Language and Culture Archive of Ashkenazic Jewry Digital Archive User Guide: Workspace at LCAAJResearch

This is a guide to using the Digital Archive to the Language and Culture Atlas of Ashkenazic Jewry (dlc.library.columbia.edu/lcaaj)

Links to LCAAJ Spreadsheets

To request a specific set of data from the printouts, please email lcaaj@libraries.cul.columbia.edu.  We will post links to data by request and as available.

Tools for GIS mapping

Columbia Libraries' Digital Social Science Center has a guide to using various mapping tools that might be useful in creating a map of LCAAJ data.

Some recommended tools include:

  • ARCGIS
  • QGIS
  • Carto
  • Google Earth

Workspace at LCAAJResearch

The primary aim of the LCAAJ data is to support the creation of maps.  A variety of softwares support this kind of activity in a digital format -- GoogleEarth, QGIS, Carto, ArcGIS, and others.  All of them allow the import of data in spreadsheet or tab- or comma-delimited format, owith the possibility of filtering according to various attributes of that data. 

The data digitized and placed online in the ColumbiaDigital Library collection is not in machine-readable format.  Much of it is handwritten.  Researchers wanting to map the answers to a given question or question will ultimately need to transcribe that information for each of the informants into some kind of spreadsheet or to check it against some OCRed data already available there (see below), where it can be associated with geographic coordinates and other relevant metadata. 

The workspace provided by LCAAJResearch is designed to support such work in a collaborative fashion. Individuals interested in working on specific questions can request us to load Google spreadsheets here, containing on the OCRed (but only partially corrected) printouts produced by the NEH project, along with space for additional entries based on data in Answer Sheets and Blue Books not contained inthe printouts.  (To request the data for a specific question, contact us at lcaaj@libraries.cul.columbia.edu. We will be make these spreadsheets on an as-requested basis in order to take advantage over time of increased opportunities for cleaning the OCR and enriching the metadata in advance. 

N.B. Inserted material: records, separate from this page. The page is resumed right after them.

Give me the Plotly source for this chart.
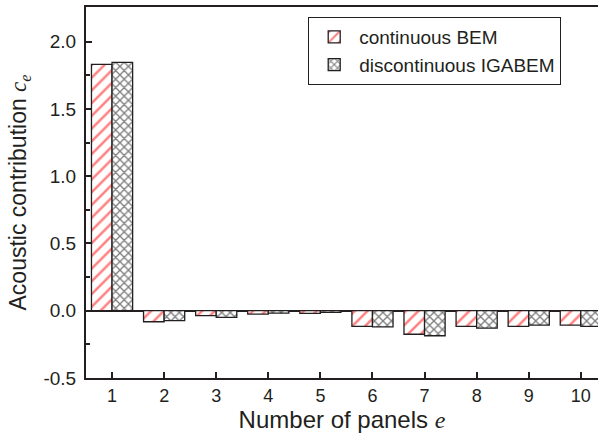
import plotly.graph_objects as go

panels = [1, 2, 3, 4, 5, 6, 7, 8, 9, 10]
continuous_bem = [1.83, -0.082, -0.037, -0.025, -0.02, -0.116, -0.175, -0.116, -0.116, -0.107]
discontinuous_igabem = [1.846, -0.074, -0.05, -0.018, -0.012, -0.12, -0.186, -0.13, -0.107, -0.116]
y_ticks = [-0.5, 0.0, 0.5, 1.0, 1.5, 2.0]
y_tick_labels = ["-0.5", "0.0", "0.5", "1.0", "1.5", "2.0"]

ink = "#231f20"
serif = "Liberation Serif, Times New Roman, serif"
fig = go.Figure()
fig.add_trace(go.Bar(
    x=panels, y=continuous_bem, name="continuous BEM",
    marker=dict(color="white", line=dict(color=ink, width=1.3),
                pattern=dict(shape="/", fgcolor="#ff0000", bgcolor="white", size=9, solidity=0.28, fillmode="overlay")),
))
fig.add_trace(go.Bar(
    x=panels, y=discontinuous_igabem, name="discontinuous IGABEM",
    marker=dict(color="white", line=dict(color=ink, width=1.3),
                pattern=dict(shape="x", fgcolor="#000000", bgcolor="white", size=6, solidity=0.4, fillmode="overlay")),
))

fig.update_layout(
    width=598, height=443,
    margin=dict(l=86, r=0, t=7, b=65),
    paper_bgcolor="white", plot_bgcolor="white",
    barmode="group", bargap=0.21, bargroupgap=0,
    font=dict(family="Liberation Sans, Arial, sans-serif", color=ink, size=18),
    showlegend=True,
    legend=dict(x=0.434, y=0.973, xanchor="left", yanchor="top",
                bordercolor=ink, borderwidth=1, bgcolor="white",
                font=dict(size=19), tracegroupgap=0, itemwidth=40),
    xaxis=dict(
        range=[0.5, 10.33], tickmode="array", tickvals=panels,
        ticks="inside", ticklen=6, tickwidth=2, tickcolor=ink,
        showline=True, linecolor=ink, linewidth=2, mirror=True,
        showgrid=False, zeroline=False, automargin=False,
        tickfont=dict(size=18),
        title=dict(text=f"Number of panels <span style='font-family:{serif}'><i>e</i></span>",
                   font=dict(size=24), standoff=6),
    ),
    yaxis=dict(
        range=[-0.5, 2.257], tickmode="array", tickvals=y_ticks, ticktext=y_tick_labels,
        ticks="inside", ticklen=6, tickwidth=2, tickcolor=ink, ticklabelstandoff=4,
        minor=dict(ticks="inside", ticklen=4, tickwidth=2, tickcolor=ink, dtick=0.25, tick0=0),
        showline=True, linecolor=ink, linewidth=2,
        showgrid=False, zeroline=True, zerolinecolor=ink, zerolinewidth=2, automargin=False,
        tickfont=dict(size=19),
        title=dict(text=f"Acoustic contribution <span style='font-family:{serif}'><i>c<sub>e</sub></i></span>",
                   font=dict(size=23), standoff=10),
    ),
)

fig.write_html("out.html", config={"displayModeBar": False},
               post_script="document.body.style.margin='0';")
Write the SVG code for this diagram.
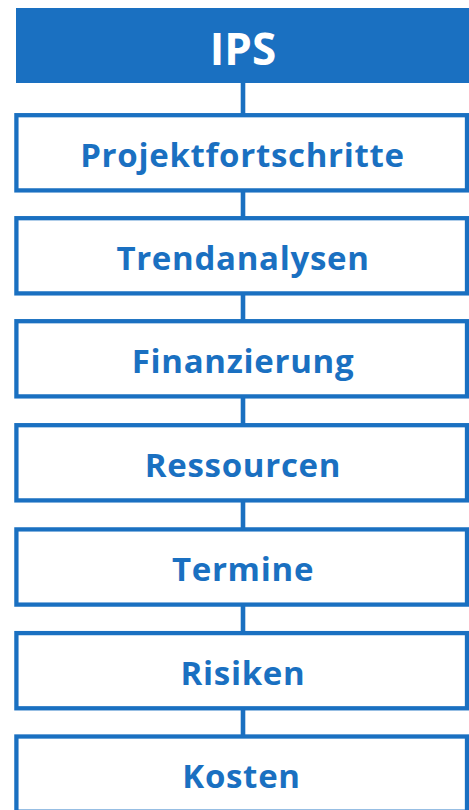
<svg xmlns="http://www.w3.org/2000/svg" width="469" height="810" viewBox="0 0 469 810">
<style>
.box{fill:#ffffff;stroke:#1a70c1;stroke-width:4.3}
.lbl{font-family:"Open Sans","Noto Sans","Liberation Sans",sans-serif;font-weight:bold;font-size:33px;fill:#1a70c1;text-anchor:middle;letter-spacing:0.7px}
.hdr{font-family:"Open Sans","Noto Sans","Liberation Sans",sans-serif;font-weight:bold;font-size:44px;fill:#ffffff;text-anchor:middle}
.con{stroke:#1a70c1;stroke-width:4.6;fill:none}
</style>
<rect width="469" height="810" fill="#ffffff"/>
<g id="connectors">
<line class="con" x1="243" y1="82" x2="243" y2="116"/>
<line class="con" x1="243" y1="190" x2="243" y2="219"/>
<line class="con" x1="243" y1="293" x2="243" y2="322"/>
<line class="con" x1="243" y1="396" x2="243" y2="426"/>
<line class="con" x1="243" y1="500" x2="243" y2="530"/>
<line class="con" x1="243" y1="604" x2="243" y2="634"/>
<line class="con" x1="243" y1="708" x2="243" y2="737"/>
</g>
<g id="ips">
<rect x="16" y="8" width="460" height="75" fill="#1a70c1"/>
<text class="hdr" x="243" y="65">IPS</text>
</g>
<g id="projektfortschritte">
<rect class="box" x="16.4" y="115.2" width="450.6" height="75.2"/>
<text class="lbl" x="242.5" y="166.7">Projektfortschritte</text>
</g>
<g id="trendanalysen">
<rect class="box" x="16.4" y="218.2" width="450.6" height="75.2"/>
<text class="lbl" x="243" y="269.7">Trendanalysen</text>
</g>
<g id="finanzierung">
<rect class="box" x="16.4" y="321.2" width="450.6" height="75.2"/>
<text class="lbl" x="243" y="372.7">Finanzierung</text>
</g>
<g id="ressourcen">
<rect class="box" x="16.4" y="425.2" width="450.6" height="75.2"/>
<text class="lbl" x="243" y="476.7">Ressourcen</text>
</g>
<g id="termine">
<rect class="box" x="16.4" y="529.4" width="450.6" height="75.2"/>
<text class="lbl" x="243" y="580.9">Termine</text>
</g>
<g id="risiken">
<rect class="box" x="16.4" y="633.1" width="450.6" height="75.2"/>
<text class="lbl" x="243" y="684.6">Risiken</text>
</g>
<g id="kosten">
<rect class="box" x="16.4" y="736.5" width="450.6" height="75.2"/>
<text class="lbl" x="241.5" y="788.3">Kosten</text>
</g>
</svg>
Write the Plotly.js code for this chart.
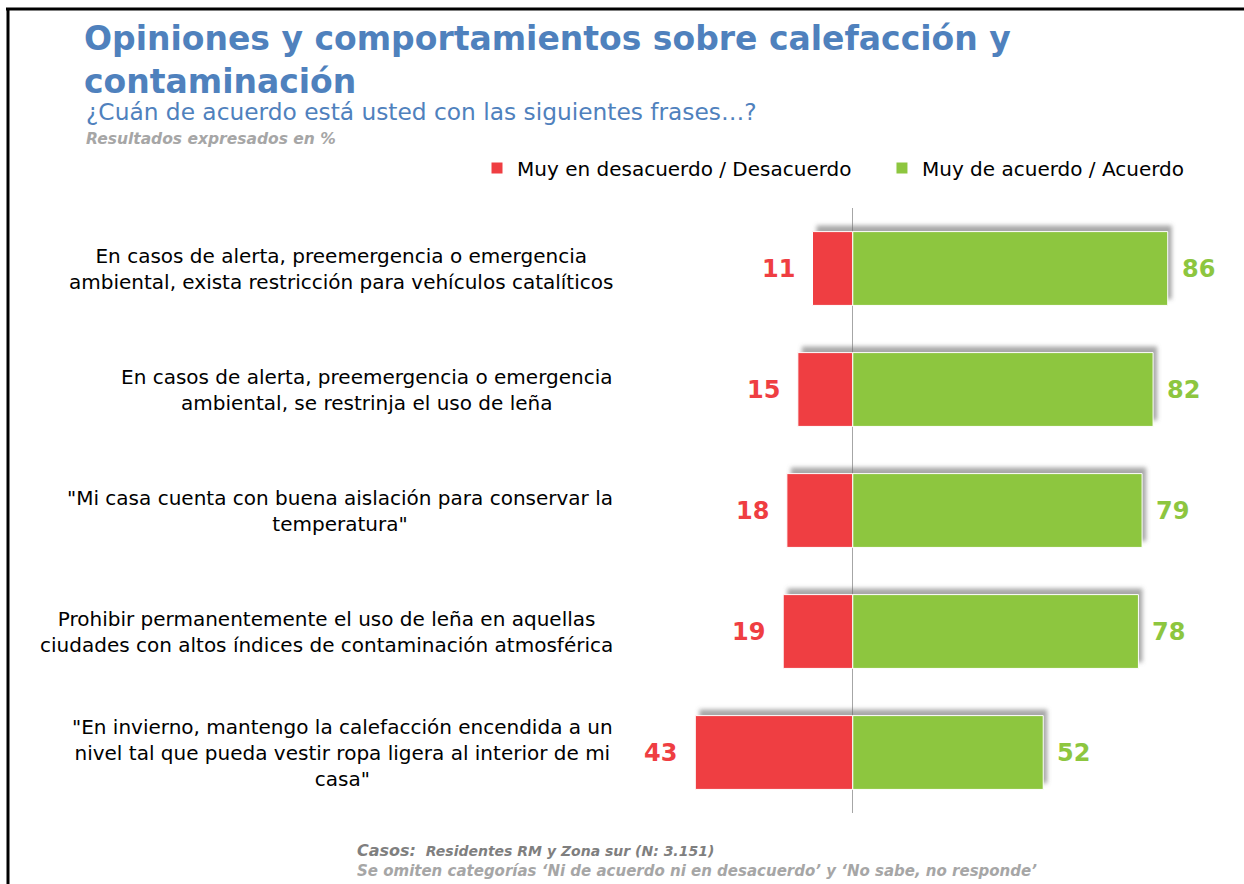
<!DOCTYPE html>
<html>
<head>
<meta charset="utf-8">
<script src="https://cdn.plot.ly/plotly-3.0.1.min.js"></script>
<style>
  html, body { margin: 0; padding: 0; background: #ffffff; }
  #chart { width: 1244px; height: 884px; }
</style>
</head>
<body>
<div id="chart"></div>
<script>
// ---------- data ----------
const categories = [
  "En casos de alerta, preemergencia o emergencia<br>ambiental, exista restricción para vehículos catalíticos",
  "En casos de alerta, preemergencia o emergencia<br>ambiental, se restrinja el uso de leña",
  "\"Mi casa cuenta con buena aislación para conservar la<br>temperatura\"",
  "Prohibir permanentemente el uso de leña en aquellas<br>ciudades con altos índices de contaminación atmosférica",
  "\"En invierno, mantengo la calefacción encendida a un<br>nivel tal que pueda vestir ropa ligera al interior de mi<br>casa\""
];
const desacuerdo = [11, 15, 18, 19, 43];
const acuerdo = [86, 82, 79, 78, 52];
const seriesNames = ["Muy en desacuerdo / Desacuerdo", "Muy de acuerdo / Acuerdo"];

// ---------- styling ----------
const RED = "#EF3E42";
const GREEN = "#8DC63F";
const BLUE = "#4F81BD";
const FONT = "DejaVu Sans, Verdana, sans-serif";

const W = 1244, H = 884;
const M = { l: 677, r: 25, t: 208, b: 71 };
const PW = W - M.l - M.r, PH = H - M.t - M.b;
const px = x => (x - M.l) / PW;          // pixel -> paper x
const py = y => (H - M.b - y) / PH;      // pixel -> paper y

const BAR_W = 0.61;
const LEGEND_PAD = "\u00a0\u00a0\u00a0\u00a0";   // extra spacing between legend entries

const shadow = {
  type: "bar", orientation: "h",
  y: categories,
  x: desacuerdo.map((d, i) => d + acuerdo[i]),
  base: desacuerdo.map(d => -d + 1.1),
  width: BAR_W, offset: -BAR_W / 2 - 0.05,
  marker: { color: "rgba(110,110,110,0.6)" },
  showlegend: false, hoverinfo: "skip"
};
const redTrace = {
  type: "bar", orientation: "h", name: seriesNames[0] + LEGEND_PAD,
  y: categories, x: desacuerdo.map(d => -d), base: 0,
  width: BAR_W,
  marker: { color: RED, line: { color: "#ffffff", width: 1 } },
  hovertemplate: "%{customdata}<extra></extra>", customdata: desacuerdo
};
const greenTrace = {
  type: "bar", orientation: "h", name: seriesNames[1],
  y: categories, x: acuerdo, base: 0,
  width: BAR_W,
  marker: { color: GREEN, line: { color: "#ffffff", width: 1 } },
  hovertemplate: "%{x}<extra></extra>"
};

const annotations = [];
categories.forEach((c, i) => {
  annotations.push({
    xref: "paper", yref: "y", x: px(615), y: c, xanchor: "right", yanchor: "middle",
    align: "center", showarrow: false, text: c,
    font: { family: FONT, size: 20, color: "#000000" }
  });
  annotations.push({
    xref: "x", yref: "y", x: -desacuerdo[i], y: c, xanchor: "right", yanchor: "middle",
    xshift: -16, showarrow: false, text: String(desacuerdo[i]),
    font: { family: FONT, size: 24, color: RED, weight: 700 }
  });
  annotations.push({
    xref: "x", yref: "y", x: acuerdo[i], y: c, xanchor: "left", yanchor: "middle",
    xshift: 12, showarrow: false, text: String(acuerdo[i]),
    font: { family: FONT, size: 24, color: GREEN, weight: 700 }
  });
});
annotations.push({
  xref: "paper", yref: "paper", x: px(84), y: py(112), xanchor: "left", yanchor: "middle",
  showarrow: false, text: "¿Cuán de acuerdo está usted con las siguientes frases…?",
  font: { family: FONT, size: 23.3, color: BLUE }
});
annotations.push({
  xref: "paper", yref: "paper", x: px(84), y: py(139), xanchor: "left", yanchor: "middle",
  showarrow: false, text: "<b><i>Resultados expresados en %</i></b>",
  font: { family: FONT, size: 15.5, color: "#A6A6A6" }
});
annotations.push({
  xref: "paper", yref: "paper", x: px(355), y: py(850), xanchor: "left", yanchor: "middle",
  showarrow: false,
  text: "<b><i><span style='font-size:16px'>Casos:</span>  Residentes RM y Zona sur (N: 3.151)</i></b>",
  font: { family: FONT, size: 14, color: "#7F7F7F" }
});
annotations.push({
  xref: "paper", yref: "paper", x: px(355), y: py(871), xanchor: "left", yanchor: "middle",
  showarrow: false,
  text: "<b><i>Se omiten categorías ‘Ni de acuerdo ni en desacuerdo’ y ‘No sabe, no responde’</i></b>",
  font: { family: FONT, size: 15, color: "#A6A6A6" }
});

const layout = {
  width: W, height: H,
  margin: M,
  paper_bgcolor: "#ffffff", plot_bgcolor: "#ffffff",
  barmode: "overlay",
  title: {
    text: "Opiniones y comportamientos sobre calefacción y<br>contaminación",
    xref: "container", yref: "container",
    x: 84 / W, xanchor: "left",
    y: 1 - 50 / H, yanchor: "top",
    font: { family: FONT, size: 33, color: BLUE, weight: 700 }
  },
  xaxis: {
    range: [-48, 100], showgrid: false, showticklabels: false, ticks: "",
    zeroline: true, zerolinecolor: "#A6A6A6", zerolinewidth: 1, fixedrange: true
  },
  yaxis: {
    type: "category", range: [4.5, -0.5], showgrid: false, showticklabels: false,
    ticks: "", zeroline: false, fixedrange: true
  },
  showlegend: true,
  legend: {
    orientation: "h", x: px(477), xanchor: "left", y: py(168), yanchor: "middle",
    font: { family: FONT, size: 20, color: "#000000" },
    traceorder: "normal", bgcolor: "rgba(0,0,0,0)"
  },
  annotations: annotations,
  shapes: [
    { type: "line", xref: "paper", yref: "paper", x0: px(6), x1: px(1244), y0: py(9), y1: py(9),
      line: { color: "#000000", width: 3 } },
    { type: "line", xref: "paper", yref: "paper", x0: px(8), x1: px(8), y0: py(8), y1: py(884),
      line: { color: "#000000", width: 3 } }
  ]
};

Plotly.newPlot("chart", [shadow, redTrace, greenTrace], layout, { displayModeBar: false, staticPlot: true })
  .then(gd => {
    const ns = "http://www.w3.org/2000/svg";
    const svg = gd.querySelector(".main-svg");
    let defs = svg.querySelector("defs");
    if (!defs) { defs = document.createElementNS(ns, "defs"); svg.insertBefore(defs, svg.firstChild); }
    const f = document.createElementNS(ns, "filter");
    f.setAttribute("id", "barShadowBlur");
    f.setAttribute("x", "-20%"); f.setAttribute("y", "-40%");
    f.setAttribute("width", "140%"); f.setAttribute("height", "180%");
    const b = document.createElementNS(ns, "feGaussianBlur");
    b.setAttribute("stdDeviation", "2");
    f.appendChild(b);
    defs.appendChild(f);
    const traces = gd.querySelectorAll(".barlayer .trace");
    if (traces.length) traces[0].setAttribute("filter", "url(#barShadowBlur)");
  });
</script>
</body>
</html>
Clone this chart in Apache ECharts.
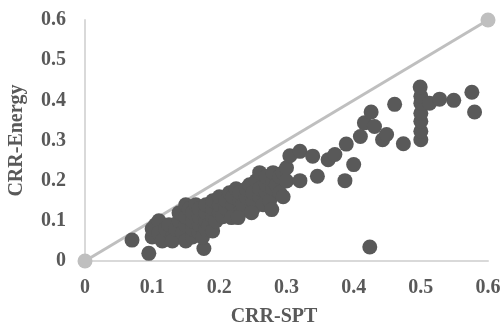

It is our hope that this space can foster collaboration that can help the scholarly community to avoid duplication effort and move as quickly as possible to the creation of a large collection of machine-readable maps for comparision and analysis.  We hope as well, that this site, along with the impressive resources already available at EYDES, will foster increased dialog about and use of this important collection, eventually enabling the addition of further metadata and mapping tools.

The spreadsheets will contain all of the question and interviewee metadata fields relevant to that answer, but most of the fields will initally be hidden. To avoid unintentional corruption, only a few fields will be editable. 

The initially displayed fields will be:

Basic data (read-only)

Question Number: Combination of page and question number as described elsewhere in this document.
Interviewee Number: Number identifying the geographic locations for the interviewees.
Answer: Either an OCred answer (sometimes just blank space if the software failed to read correctly) or an indication that this is a placeholder template.

Editable Fields:

Transcribed Answer: This is where most of your work will be concentrated, either by copying a correctly OCRed answer in the Answer field or simply inputting it from the online digitized images of PrintOuts, Answer Sheets, or Blue Books
Transcribed Answer only: The actual answer, separated from the accompanying notations
Transcribed Notation: Notation only, without the answer.

The initially hidden fields:

Editable fields

Transcribed LocREF:
Transcribed R,:
Transcribed *:
Transcribed Question Number:
Transcribed Interviewee Number:

Read-only fields

LOCREF: Reference to other Interviewee in Answer:
R: Notes Presence of reference to other interviewee (Y) or to linguistic topic (/) in answer
*: Indication that answer continues on next record line
PO Number: Number of the page in the printouts where this answer is found
QP Number: Page number of the questionnaire
Printout Series:
Box and File Number: For records taken from printouts
PO Sort Number:  Sequence Number from original printouts, enabling users who are reading through a given printout to move more systematically through the data by sorting by Box and File Number and 
Survey: SMQ or WY
Question in Yiddish:
Question in Transliteration:
Linguistic Topic Numbers Addressed by Question:
Ethnographic Table of Contents Entry of Question:
Latitude of Interviewee Location:
Longitude of Inteviewee Location:
Country of Interviewee:
LCAAJ Region of Interviewee:

Interviewer ID:

We plan to include a list of the questions currently transcribed or already available for use by others.  During the transcription process, we will can reserve access to the editable field to the requesting researcher only.  We also recognize that some researchers, engaged in dissertation or publication research, may not be ready to share their research, and we are are happy to find ways of restricting read-only access to them alone. 

LCAAJResearch will be an evolving project, and we expect its features, procedures, and perhaps even venue, to change as the research community has had an opportunity to work here.